Au surlendemain de son transfert en France, de la notification par le juge d'instruction Marc Trévidic des charges retenues contre elles et de sa mise en examen, Mme Kabuye, chef du protocole de l'actuel président rwandais Paul Kagamé, a, vendredi 21 novembre à Paris, répondu sobrement mais énergiquement aux questions des journalistes sous les dorures d'une salle du Press club.

Non, elle n'a pas choisi de se faire arrêter pour mettre à l'épreuve les autorités françaises, comme l'hypothèse en circule avec insistance : "Personne ne choisit de quitter son pays et sa famille pour être arrêté. J'ai été très surprise d'être arrêtée." Oui, elle se dit "confiante dans le fait que d'ici à (son) départ (…) tout sera éclairci et (son) innocence sera reconnue". Mme Kabuye a joui de sa liberté de parole car, mercredi soir, elle avait finalement été remise en liberté sous contrôle judiciaire conformément aux réquisitions du parquet de Paris. Conformément aussi au souhait ardent, mais non exprimé publiquement, des plus hautes autorités françaises engagées depuis peu dans une politique de réconciliation avec le Rwanda entravée par la procédure judiciaire.

"SABOTER L'INSTRUCTION"

"Nous sommes satisfaits de la façon dont tout cela évolue. Il faut solder les malentendus avec les Rwandais, parce qu'il y a une chose dont je suis sûr, c'est que l'armée française n'a pas participé au génocide", a confirmé Bernard Kouchner, ministre des affaires étrangères, jeudi en déplacement en Ethiopie. A l'opposé, Philippe Meilhac, avocat de la veuve de l'ex-président Habyarimana – visée par une information pour "complicité de génocide" -, se dit "très surpris" par la liberté accordée à Mme Kabuye. L'avocat affirme qu'"on cherche à saboter l'instruction pour des raisons diplomatiques" et s'inquiète d'un "enlisement de la procédure".

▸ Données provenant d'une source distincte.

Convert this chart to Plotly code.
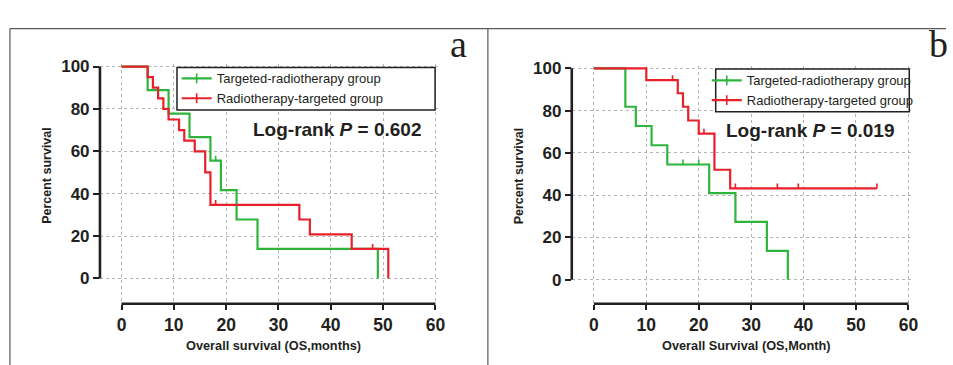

Pour l'un des défenseurs de Rose Kabuye, Me Léon-Lef Forster, l'enquête française vise à une "présentation manipulée du génocide" selon laquelle l'attentat de 1994 a provoqué les massacres, alors que "la préparation à la haine des Tutsi (par le régime Habyarimana soutenu par la France) durait depuis des années".

L'identité des auteurs de l'attentat serait-elle secondaire ? Avec sa vigueur d'officier supérieur de l'armée rwandaise, Mme Kabuye a répliqué : "Je ne suis pas enquêtrice, ce n'est pas à moi de trouver qui a tué Habyarimana."